2. Véase la siguiente opinión: “Este grupo de trabajo cree que la prohibición de artefactos, productos, componentes y servicios que dejen sin efecto los métodos tecnológicos que previenen el uso no autorizado es de interés público y promueve el propósito constitucional de las leyes de derecho autoral. (…) Por lo tanto, el grupo de trabajo recomienda que la ley de derechos autorales sea enmendada a fin de incluir un nuevo capítulo, el 12, que incluya una previsión para prohibir la importación, manufactura o distribución de cualquier artefacto, producto o componente incorporado o la provisión de cualquier servicio cuyo propósito o efecto primario sea evitar, ‘baipasar’ (bypass), remover, desactivar o de cualquier forma ultrapasar (circumvent), sin la autoridad del propietario de los derechos autorales o de la ley, cualquier proceso, tratamiento, mecanismo o sistema que prevenga o inhiba la violación de cualquiera de los derechos exclusivos de la sección. La provisión no eliminará el riesgo de que los sistemas de protección sean vencidos, pero los reducirá”. (Estados Unidos, 1995, pág 235.)
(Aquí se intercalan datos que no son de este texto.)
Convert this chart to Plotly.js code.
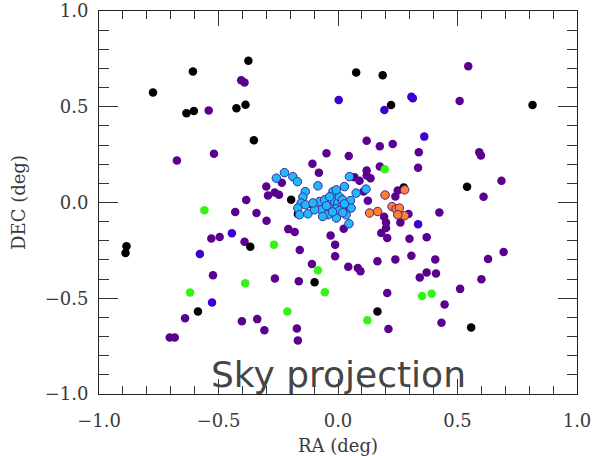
<!DOCTYPE html>
<html>
<head>
<meta charset="utf-8">
<script src="https://cdn.plot.ly/plotly-3.0.1.min.js"></script>
<style>html,body{margin:0;padding:0;background:#fff;}#chart{width:593px;height:456px;}</style>
</head>
<body>
<div id="chart"></div>
<script>
// Sky positions (RA, DEC in deg), grouped by colour
const purpleRA  = [-0.541,-0.405,-0.391,-0.674,-0.519,-0.300,-0.293,-0.265,-0.247,-0.235,-0.384,-0.430,-0.341,-0.299,-0.208,-0.181,-0.530,-0.495,-0.391,-0.160,-0.523,-0.264,-0.164,-0.640,-0.402,-0.338,-0.308,-0.704,-0.683,-0.172,-0.168,-0.031,0.024,-0.012,0.193,0.201,0.201,0.181,0.206,0.261,0.299,0.371,-0.012,-0.109,0.043,0.083,0.094,0.165,0.240,0.307,0.407,0.628,0.693,0.342,0.371,0.410,0.600,0.511,0.206,0.446,0.211,0.433,0.545,0.509,0.120,0.175,0.229,-0.048,0.045,0.338,0.591,0.598,-0.107,-0.080,0.175,0.335,0.120,0.120,0.136,0.090,0.684,0.609,0.107,0.125,0.250,0.240,0.295,0.424,0.069,0.048,-0.109];
const purpleDEC = [0.481,0.639,0.627,0.219,0.255,0.083,0.036,0.052,0.040,0.103,0.013,-0.050,-0.055,-0.095,-0.139,-0.154,-0.188,-0.180,-0.205,-0.248,-0.380,-0.397,-0.411,-0.604,-0.620,-0.609,-0.667,-0.705,-0.705,-0.658,-0.720,-0.172,-0.137,-0.220,-0.075,-0.105,-0.133,-0.159,-0.185,-0.104,-0.189,-0.182,-0.281,-0.321,-0.335,-0.342,-0.359,-0.307,-0.297,-0.278,-0.297,-0.295,-0.258,-0.391,-0.365,-0.371,-0.401,-0.451,-0.472,-0.533,-0.661,-0.628,0.712,0.530,0.323,0.294,0.306,0.257,0.243,0.263,0.263,0.245,0.202,0.156,0.188,0.181,0.167,0.141,0.127,0.113,0.113,0.030,0.057,0.009,0.063,0.031,-0.060,-0.052,0.132,-0.029,-0.012];

const blackRA  = [-0.774,-0.607,-0.375,-0.634,-0.603,-0.425,-0.387,-0.352,-0.196,-0.168,-0.885,-0.889,-0.367,-0.586,-0.098,0.165,0.557,0.076,0.187,0.222,0.814,0.540,0.275];
const blackDEC = [0.575,0.684,0.740,0.466,0.478,0.492,0.510,0.325,0.014,-0.060,-0.229,-0.264,-0.231,-0.569,-0.417,-0.569,-0.653,0.679,0.665,0.509,0.509,0.082,0.078];

const violetRA  = [-0.444,-0.578,-0.527,0.003,0.194,0.307,0.313,0.361,0.335];
const violetDEC = [-0.161,-0.269,-0.522,0.535,0.483,0.552,0.544,0.344,-0.113];

const greenRA  = [-0.559,-0.268,-0.388,-0.619,-0.212,-0.084,-0.055,0.123,0.352,0.392,0.196];
const greenDEC = [-0.040,-0.220,-0.422,-0.470,-0.569,-0.354,-0.469,-0.615,-0.488,-0.477,0.174];

const orangeRA  = [0.279,0.197,0.132,0.166,0.226,0.243,0.257,0.278,0.250];
const orangeDEC = [0.066,0.039,-0.055,-0.047,-0.021,-0.034,-0.029,-0.069,-0.064];

const cyanRA  = [-0.258,-0.224,-0.189,-0.170,-0.084,-0.137,-0.147,-0.154,-0.136,-0.168,-0.161,-0.126,0.048,0.027,0.076,0.117,-0.021,0.052,0.055,0.034,0.046,-0.007,-0.042,-0.070,-0.098,-0.077,-0.105,-0.028,-0.014,-0.001,0.013,-0.007,-0.056,-0.035,0.006,0.019,0.027,0.006,-0.023,-0.048,-0.064,-0.007,0.020];
const cyanDEC = [0.127,0.156,0.135,0.109,0.087,0.057,0.028,-0.003,-0.012,-0.029,-0.064,-0.059,0.135,0.083,0.049,0.070,0.057,0.010,-0.029,-0.064,-0.111,-0.081,-0.064,-0.038,-0.038,0.005,-0.002,-0.021,0.005,-0.003,-0.021,-0.033,0.014,0.030,0.030,0.014,-0.007,-0.043,-0.049,-0.017,-0.073,0.066,-0.053];

const xTitle = 'RA (deg)';
const yTitle = 'DEC (deg)';
const chartLabel = 'Sky projection';

function grp(x, y, color, outline) {
  return {
    type: 'scatter', mode: 'markers', x: x, y: y, hoverinfo: 'skip',
    marker: outline
      ? {size: 8.5, color: color, line: {width: 1, color: outline}}
      : {size: 8.5, color: color, line: {width: 0}}
  };
}

const data = [
  grp(purpleRA, purpleDEC, '#5a008e'),
  grp(blackRA, blackDEC, '#000000'),
  grp(violetRA, violetDEC, '#3c00d0'),
  grp(greenRA, greenDEC, '#33f414'),
  grp(orangeRA, orangeDEC, '#ff8228', '#5a1a90'),
  grp(cyanRA, cyanDEC, '#22b8f8', '#3a2aa0')
];

const tickFont = {family: 'DejaVu Serif, serif', size: 18, color: '#3a3a3a'};
const titleFont = {family: 'DejaVu Serif, serif', size: 18, color: '#3a3a3a'};

const axisCommon = {
  range: [-1, 1], dtick: 0.5, tick0: 0, tickformat: '.1f',
  showgrid: false, zeroline: false,
  showline: true, linecolor: '#222', linewidth: 1,
  mirror: 'ticks', ticks: 'inside', tickcolor: '#333', tickwidth: 1,
  tickfont: tickFont, fixedrange: true
};

const layout = {
  width: 593, height: 456,
  margin: {l: 99, r: 16, t: 11, b: 62, pad: 0},
  paper_bgcolor: '#fff', plot_bgcolor: '#fff',
  showlegend: false,
  xaxis: Object.assign({}, axisCommon, {
    ticklen: 15, ticklabelstandoff: 10,
    minor: {dtick: 0.1, ticklen: 8, ticks: 'inside', tickcolor: '#333', tickwidth: 1},
    title: {text: xTitle, font: titleFont, standoff: 12}
  }),
  yaxis: Object.assign({}, axisCommon, {
    ticklen: 19, ticklabelstandoff: 6,
    minor: {dtick: 0.1, ticklen: 10, ticks: 'inside', tickcolor: '#333', tickwidth: 1},
    title: {text: yTitle, font: titleFont, standoff: 14}
  }),
  annotations: [{
    text: chartLabel, xref: 'x', yref: 'y', x: 0, y: -0.9,
    xanchor: 'center', yanchor: 'middle', showarrow: false,
    font: {family: 'DejaVu Sans, sans-serif', size: 36, color: '#454545'}
  }]
};

Plotly.newPlot('chart', data, layout, {displayModeBar: false, staticPlot: true});
</script>
</body>
</html>
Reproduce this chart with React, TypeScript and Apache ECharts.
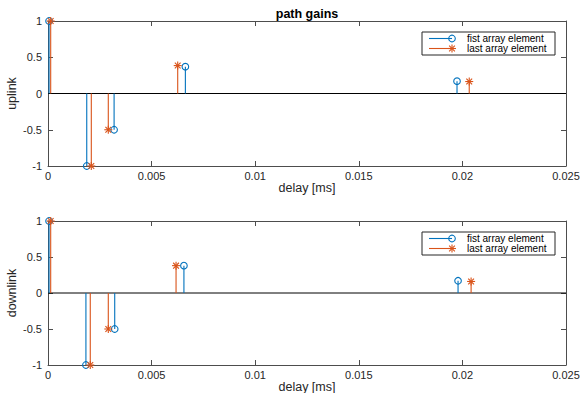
import React, { useEffect, useRef } from "react";
import * as echarts from "echarts";

const ulFirstDelay = [0.00005, 0.00187, 0.00319, 0.00663, 0.01974];
const ulFirstGain = [1, -1, -0.5, 0.37, 0.17];
const ulLastDelay = [0.00013, 0.00209, 0.00291, 0.00626, 0.02033];
const ulLastGain = [1, -1, -0.5, 0.385, 0.165];
const dlFirstDelay = [0.00005, 0.00183, 0.00322, 0.00656, 0.01979];
const dlFirstGain = [1, -1, -0.5, 0.38, 0.17];
const dlLastDelay = [0.00013, 0.00204, 0.00291, 0.00618, 0.02042];
const dlLastGain = [1, -1, -0.5, 0.38, 0.16];

const xTicks = [0, 0.005, 0.01, 0.015, 0.02, 0.025];
const yTicks = [-1, -0.5, 0, 0.5, 1];
const seriesNames = ["fist array element", "last array element"];
const panelNames = ["uplink", "downlink"];

const BLUE = "#0072BD";
const ORANGE = "#D95319";
const AXIS = "#4d4d4d";
const TXT = "#262626";
const FONT = "Liberation Sans, Arial, Helvetica, sans-serif";

function zip(xs: number[], ys: number[]) {
  return xs.map((x, i) => [x, ys[i]]);
}

function markerShapes(kind: string, cx: number, cy: number, color: string) {
  if (kind === "circle") {
    return [
      { type: "circle", shape: { cx, cy, r: 3.3 }, style: { fill: "none", stroke: color, lineWidth: 1.1 } },
    ];
  }
  const r = 4;
  const d = r * 0.72;
  const segs = [
    [cx - r, cy, cx + r, cy],
    [cx, cy - r, cx, cy + r],
    [cx - d, cy - d, cx + d, cy + d],
    [cx - d, cy + d, cx + d, cy - d],
  ];
  return segs.map((s) => ({
    type: "line",
    shape: { x1: s[0], y1: s[1], x2: s[2], y2: s[3] },
    style: { stroke: color, lineWidth: 1.1 },
  }));
}

function stemSeries(name: string, data: number[][], idx: number, color: string, kind: string) {
  return {
    type: "custom",
    name,
    xAxisIndex: idx,
    yAxisIndex: idx,
    data,
    clip: false,
    renderItem: (params: any, api: any) => {
      const x = api.value(0);
      const y = api.value(1);
      const p = api.coord([x, y]);
      const b = api.coord([x, 0]);
      return {
        type: "group",
        children: [
          { type: "line", shape: { x1: b[0], y1: b[1], x2: p[0], y2: p[1] }, style: { stroke: color, lineWidth: 1.1 } },
          ...markerShapes(kind, p[0], p[1], color),
        ],
      };
    },
    z: 5,
  };
}

function legendGraphic(top: number) {
  const left = 422;
  const w = 133;
  const h = 23;
  const rows = [
    { y: top + 6.5, color: BLUE, kind: "circle", text: seriesNames[0] },
    { y: top + 16.5, color: ORANGE, kind: "star", text: seriesNames[1] },
  ];
  const children: any[] = [
    { type: "rect", shape: { x: left, y: top, width: w, height: h }, style: { fill: "#fff", stroke: "#262626", lineWidth: 1 } },
  ];
  rows.forEach((r) => {
    children.push({ type: "line", shape: { x1: left + 7, y1: r.y, x2: left + 30, y2: r.y }, style: { stroke: r.color, lineWidth: 1.1 } });
    markerShapes(r.kind, left + 30, r.y, r.color).forEach((m) => children.push(m));
    children.push({
      type: "text",
      style: { x: left + 45, y: r.y, text: r.text, fill: "#000", font: `10px ${FONT}`, verticalAlign: "middle", align: "left" },
    });
  });
  return { type: "group", children, z: 20 };
}

export default function App() {
  const ref = useRef<HTMLDivElement>(null);
  useEffect(() => {
    if (!ref.current) return;
    const chart = echarts.init(ref.current, null, { renderer: "svg" });
    const grids = [
      { left: 48, top: 21, width: 518, height: 145, outerBoundsMode: "none", containLabel: false },
      { left: 48, top: 221, width: 518, height: 144, outerBoundsMode: "none", containLabel: false },
    ];
    const xAxes: any[] = [];
    const yAxes: any[] = [];
    grids.forEach((g, i) => {
      xAxes.push({
        type: "value",
        gridIndex: i,
        min: xTicks[0],
        max: xTicks[xTicks.length - 1],
        interval: xTicks[1] - xTicks[0],
        name: "delay [ms]",
        nameLocation: "middle",
        nameGap: 15,
        nameMoveOverlap: false,
        nameTextStyle: { color: TXT, fontSize: 12.5, fontFamily: FONT },
        axisLine: { show: true, onZero: false, lineStyle: { color: AXIS, width: 1 } },
        axisTick: { show: true, inside: true, length: 5, lineStyle: { color: AXIS } },
        axisLabel: { color: TXT, fontSize: 11, fontFamily: FONT, margin: 4 },
        splitLine: { show: false },
      });
      xAxes.push({
        type: "value",
        gridIndex: i,
        position: "top",
        min: xTicks[0],
        max: xTicks[xTicks.length - 1],
        interval: xTicks[1] - xTicks[0],
        axisLine: { show: true, onZero: false, lineStyle: { color: AXIS, width: 1 } },
        axisTick: { show: true, inside: true, length: 5, lineStyle: { color: AXIS } },
        axisLabel: { show: false },
        splitLine: { show: false },
      });
      yAxes.push({
        type: "value",
        gridIndex: i,
        min: yTicks[0],
        max: yTicks[yTicks.length - 1],
        interval: 0.5,
        name: panelNames[i],
        nameLocation: "middle",
        nameGap: 30,
        nameMoveOverlap: false,
        nameTextStyle: { color: TXT, fontSize: 12.5, fontFamily: FONT },
        axisLine: { show: true, onZero: false, lineStyle: { color: AXIS, width: 1 } },
        axisTick: { show: true, inside: true, length: 5, lineStyle: { color: AXIS } },
        axisLabel: { color: TXT, fontSize: 11, fontFamily: FONT, margin: 6 },
        splitLine: { show: false },
      });
      yAxes.push({
        type: "value",
        gridIndex: i,
        position: "right",
        min: yTicks[0],
        max: yTicks[yTicks.length - 1],
        interval: 0.5,
        axisLine: { show: true, onZero: false, lineStyle: { color: AXIS, width: 1 } },
        axisTick: { show: true, inside: true, length: 5, lineStyle: { color: AXIS } },
        axisLabel: { show: false },
        splitLine: { show: false },
      });
    });
    const baseline = (axisIdx: number) => ({
      type: "line",
      xAxisIndex: axisIdx,
      yAxisIndex: axisIdx,
      data: [
        [xTicks[0], 0],
        [xTicks[xTicks.length - 1], 0],
      ],
      symbol: "none",
      lineStyle: { color: "#000", width: 1 },
      z: 3,
    });
    chart.setOption({
      animation: false,
      backgroundColor: "#fff",
      title: {
        text: "path gains",
        left: 307,
        top: 7,
        padding: 0,
        textAlign: "center",
        textStyle: { fontSize: 12.5, fontWeight: "bold", color: "#000", fontFamily: FONT },
      },
      grid: grids,
      xAxis: xAxes,
      yAxis: yAxes,
      series: [
        baseline(0),
        baseline(2),
        stemSeries(seriesNames[0], zip(ulFirstDelay, ulFirstGain), 0, BLUE, "circle"),
        stemSeries(seriesNames[1], zip(ulLastDelay, ulLastGain), 0, ORANGE, "star"),
        stemSeries(seriesNames[0], zip(dlFirstDelay, dlFirstGain), 2, BLUE, "circle"),
        stemSeries(seriesNames[1], zip(dlLastDelay, dlLastGain), 2, ORANGE, "star"),
      ],
      graphic: [legendGraphic(32), legendGraphic(232)],
    });
    return () => chart.dispose();
  }, []);
  return (
    <div
      ref={ref}
      style={{ position: "fixed", left: 0, top: 0, width: 583, height: 393, background: "#fff" }}
    />
  );
}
3. Compárese: “Sección 1201. Burla de sistemas de protección de derechos autorales. Nadie podrá importar, manufacturar o distribuir ningún artefacto, producto o componente incorporado en un artefacto o producto, u ofrecer o hacer cualquier servicio cuyo propósito primario sea evitar, ‘baipasar’ (bypass), remover, desactivar, o de otro modo evitar, sin autorización del detentor de los derechos autorales o de la ley, cualquier proceso, tratamiento, mecanismo o sistema que prevenga o inhiba la violación de cualquiera de los derechos exclusivos del detentor de los derechos autorales protegidos por la sección 106”. (Estados Unidos, 1998.) “Artículo 107. Independientemente de la pérdida de los equipamientos utilizados, responderá por pérdidas y perjuicios, nunca inferiores al valor que resultaría de la aplicación de lo dispuesto en el artículo 103 y su parágrafo único, quien: 1) altere, suprima, modifique o inutilice, de cualquier manera, dispositivos técnicos introducidos en los ejemplares de las obras y producciones protegidas para evitar o restringir su copia; 2) altere, suprima o inutilice, de cualquier manera, las señales codificadas destinadas a restringir la comunicación al público de obras, producciones o emisiones protegidas o a evitar su copia; 3) suprima o altere, sin autorización, cualquier información sobre la gestión de derechos; 4) distribuya, importe para distribución, emita, comunique o ponga a disposición del público, sin autorización, obras, interpretaciones o ejecuciones, ejemplares de interpretaciones fijadas en fonogramas y emisiones, sabiendo que la información sobre la gestión de derechos, señales codificadas y dispositivos técnicos fueron suprimidos o alterados sin autorización.” (Brasil, 1998.)